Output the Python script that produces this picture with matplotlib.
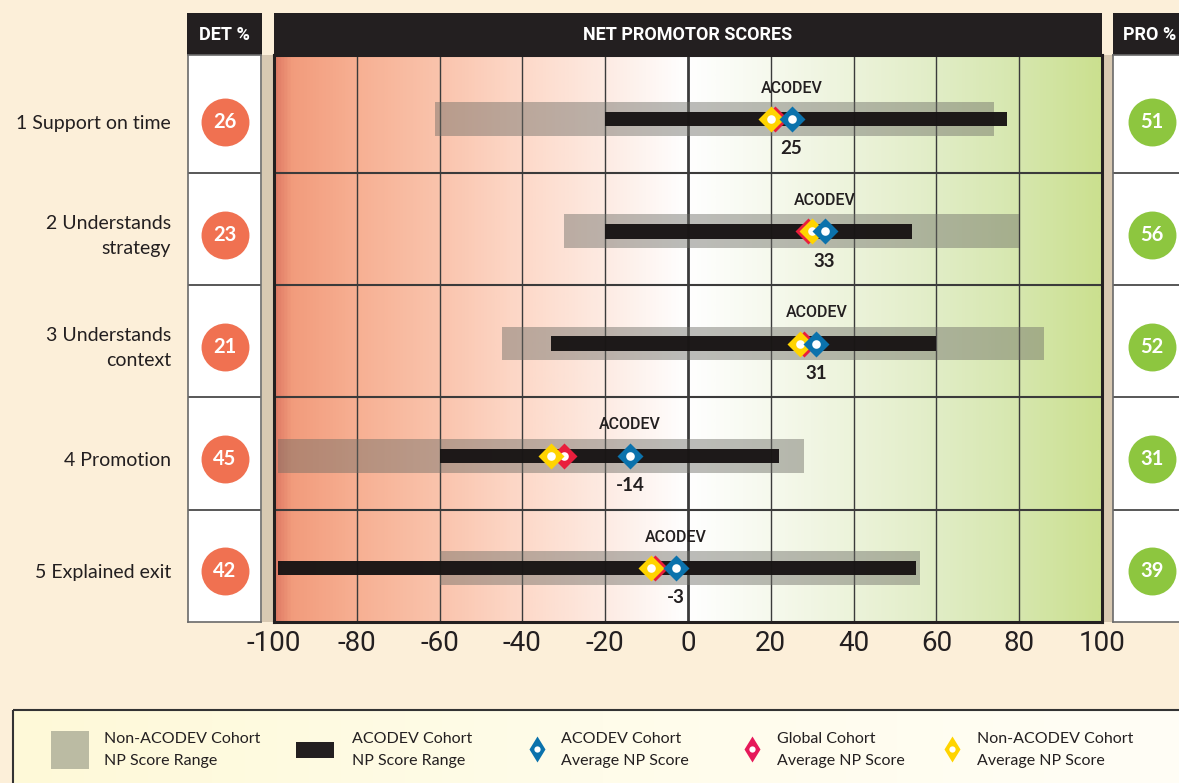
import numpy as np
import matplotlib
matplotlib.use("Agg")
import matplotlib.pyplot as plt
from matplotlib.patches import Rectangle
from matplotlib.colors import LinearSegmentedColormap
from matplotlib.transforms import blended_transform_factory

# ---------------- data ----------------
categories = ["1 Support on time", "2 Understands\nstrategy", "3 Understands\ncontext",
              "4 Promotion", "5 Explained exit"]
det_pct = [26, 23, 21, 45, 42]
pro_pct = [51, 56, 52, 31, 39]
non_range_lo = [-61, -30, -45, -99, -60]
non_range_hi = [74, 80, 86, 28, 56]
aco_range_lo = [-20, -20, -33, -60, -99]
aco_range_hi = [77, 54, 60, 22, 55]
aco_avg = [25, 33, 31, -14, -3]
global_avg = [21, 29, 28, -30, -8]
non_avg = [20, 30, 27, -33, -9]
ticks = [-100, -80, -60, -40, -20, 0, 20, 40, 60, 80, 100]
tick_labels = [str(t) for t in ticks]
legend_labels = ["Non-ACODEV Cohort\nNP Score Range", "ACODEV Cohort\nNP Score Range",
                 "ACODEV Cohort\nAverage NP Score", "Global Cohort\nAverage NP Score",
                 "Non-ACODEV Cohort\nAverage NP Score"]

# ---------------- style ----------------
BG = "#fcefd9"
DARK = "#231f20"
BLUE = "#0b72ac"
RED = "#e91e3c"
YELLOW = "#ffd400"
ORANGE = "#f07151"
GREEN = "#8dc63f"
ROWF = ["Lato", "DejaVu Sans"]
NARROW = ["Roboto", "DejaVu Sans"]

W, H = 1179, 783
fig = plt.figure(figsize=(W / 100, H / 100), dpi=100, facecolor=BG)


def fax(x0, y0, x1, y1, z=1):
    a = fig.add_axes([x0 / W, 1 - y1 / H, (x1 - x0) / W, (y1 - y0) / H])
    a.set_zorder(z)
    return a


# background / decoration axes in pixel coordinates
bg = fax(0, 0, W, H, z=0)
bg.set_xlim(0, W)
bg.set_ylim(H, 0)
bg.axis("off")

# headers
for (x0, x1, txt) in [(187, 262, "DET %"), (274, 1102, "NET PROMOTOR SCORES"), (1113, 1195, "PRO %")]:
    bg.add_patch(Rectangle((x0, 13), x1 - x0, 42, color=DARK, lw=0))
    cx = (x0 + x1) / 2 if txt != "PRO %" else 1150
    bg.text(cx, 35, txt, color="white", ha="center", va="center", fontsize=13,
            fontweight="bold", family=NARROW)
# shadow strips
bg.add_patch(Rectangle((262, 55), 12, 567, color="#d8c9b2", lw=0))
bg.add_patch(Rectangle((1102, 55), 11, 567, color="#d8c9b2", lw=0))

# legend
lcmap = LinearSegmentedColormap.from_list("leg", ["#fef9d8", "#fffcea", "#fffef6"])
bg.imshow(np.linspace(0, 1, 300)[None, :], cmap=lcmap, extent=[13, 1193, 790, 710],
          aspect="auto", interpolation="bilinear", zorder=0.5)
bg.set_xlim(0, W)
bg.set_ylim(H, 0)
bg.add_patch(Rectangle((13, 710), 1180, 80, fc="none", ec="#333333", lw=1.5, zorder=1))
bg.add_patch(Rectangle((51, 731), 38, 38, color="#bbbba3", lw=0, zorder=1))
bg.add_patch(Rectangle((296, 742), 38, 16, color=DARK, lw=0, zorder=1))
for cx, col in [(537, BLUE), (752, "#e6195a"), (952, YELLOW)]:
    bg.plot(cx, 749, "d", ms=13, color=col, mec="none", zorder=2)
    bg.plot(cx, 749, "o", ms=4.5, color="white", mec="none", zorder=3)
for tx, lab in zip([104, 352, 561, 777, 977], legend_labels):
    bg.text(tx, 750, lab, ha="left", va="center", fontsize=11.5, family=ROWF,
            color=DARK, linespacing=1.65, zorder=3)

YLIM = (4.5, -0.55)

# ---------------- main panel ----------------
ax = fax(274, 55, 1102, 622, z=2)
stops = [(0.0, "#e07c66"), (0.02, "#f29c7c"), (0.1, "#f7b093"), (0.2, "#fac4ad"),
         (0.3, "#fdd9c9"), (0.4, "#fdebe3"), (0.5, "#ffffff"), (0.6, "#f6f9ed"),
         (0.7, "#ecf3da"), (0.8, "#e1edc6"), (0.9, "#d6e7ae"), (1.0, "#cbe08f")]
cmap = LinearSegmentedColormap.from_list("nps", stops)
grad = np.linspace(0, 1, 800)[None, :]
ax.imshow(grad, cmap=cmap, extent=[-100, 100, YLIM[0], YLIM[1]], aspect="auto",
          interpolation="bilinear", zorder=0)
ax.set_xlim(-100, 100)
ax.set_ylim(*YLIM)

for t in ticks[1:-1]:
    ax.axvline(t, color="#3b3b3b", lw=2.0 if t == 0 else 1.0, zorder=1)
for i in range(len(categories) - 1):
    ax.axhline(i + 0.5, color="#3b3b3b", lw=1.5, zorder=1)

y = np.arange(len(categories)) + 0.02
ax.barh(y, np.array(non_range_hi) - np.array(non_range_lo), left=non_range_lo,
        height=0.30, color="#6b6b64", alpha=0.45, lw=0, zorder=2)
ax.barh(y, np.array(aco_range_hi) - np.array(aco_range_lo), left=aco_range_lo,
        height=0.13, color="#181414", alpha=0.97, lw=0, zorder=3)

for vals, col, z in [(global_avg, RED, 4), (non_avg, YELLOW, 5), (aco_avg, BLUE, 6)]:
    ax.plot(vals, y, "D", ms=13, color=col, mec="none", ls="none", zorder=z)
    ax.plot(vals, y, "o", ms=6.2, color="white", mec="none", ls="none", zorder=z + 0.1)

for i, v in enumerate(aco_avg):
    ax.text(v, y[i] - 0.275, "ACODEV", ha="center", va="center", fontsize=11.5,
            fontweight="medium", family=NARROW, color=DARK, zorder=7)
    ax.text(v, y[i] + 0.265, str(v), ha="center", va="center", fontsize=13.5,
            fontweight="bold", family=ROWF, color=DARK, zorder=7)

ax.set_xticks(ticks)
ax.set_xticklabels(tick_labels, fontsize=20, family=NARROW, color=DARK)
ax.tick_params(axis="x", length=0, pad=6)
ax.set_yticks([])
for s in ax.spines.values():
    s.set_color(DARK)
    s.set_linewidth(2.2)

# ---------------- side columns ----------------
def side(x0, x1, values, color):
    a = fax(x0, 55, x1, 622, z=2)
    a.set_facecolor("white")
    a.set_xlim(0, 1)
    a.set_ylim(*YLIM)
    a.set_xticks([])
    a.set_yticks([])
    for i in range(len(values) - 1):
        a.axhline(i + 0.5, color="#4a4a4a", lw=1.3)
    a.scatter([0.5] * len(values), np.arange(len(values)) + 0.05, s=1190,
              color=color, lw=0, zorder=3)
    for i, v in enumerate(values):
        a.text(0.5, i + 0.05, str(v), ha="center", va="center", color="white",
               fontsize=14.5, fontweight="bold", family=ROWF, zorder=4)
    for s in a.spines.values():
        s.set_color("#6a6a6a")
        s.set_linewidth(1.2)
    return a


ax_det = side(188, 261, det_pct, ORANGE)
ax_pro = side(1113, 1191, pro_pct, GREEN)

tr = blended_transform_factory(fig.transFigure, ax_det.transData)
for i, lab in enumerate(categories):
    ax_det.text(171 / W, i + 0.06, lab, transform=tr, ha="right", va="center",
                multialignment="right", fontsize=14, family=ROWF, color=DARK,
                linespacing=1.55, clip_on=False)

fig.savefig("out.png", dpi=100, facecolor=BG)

— Problem statement —
Write out exactly the lines between the start of the data and the line with "from matplotlib.transforms import", including both, but none of the pictures.

— The result —
Output the Python script that produces this picture with matplotlib.
import numpy as np
import matplotlib
matplotlib.use("Agg")
import matplotlib.pyplot as plt
from matplotlib.patches import Rectangle
from matplotlib.colors import LinearSegmentedColormap
from matplotlib.transforms import blended_transform_factory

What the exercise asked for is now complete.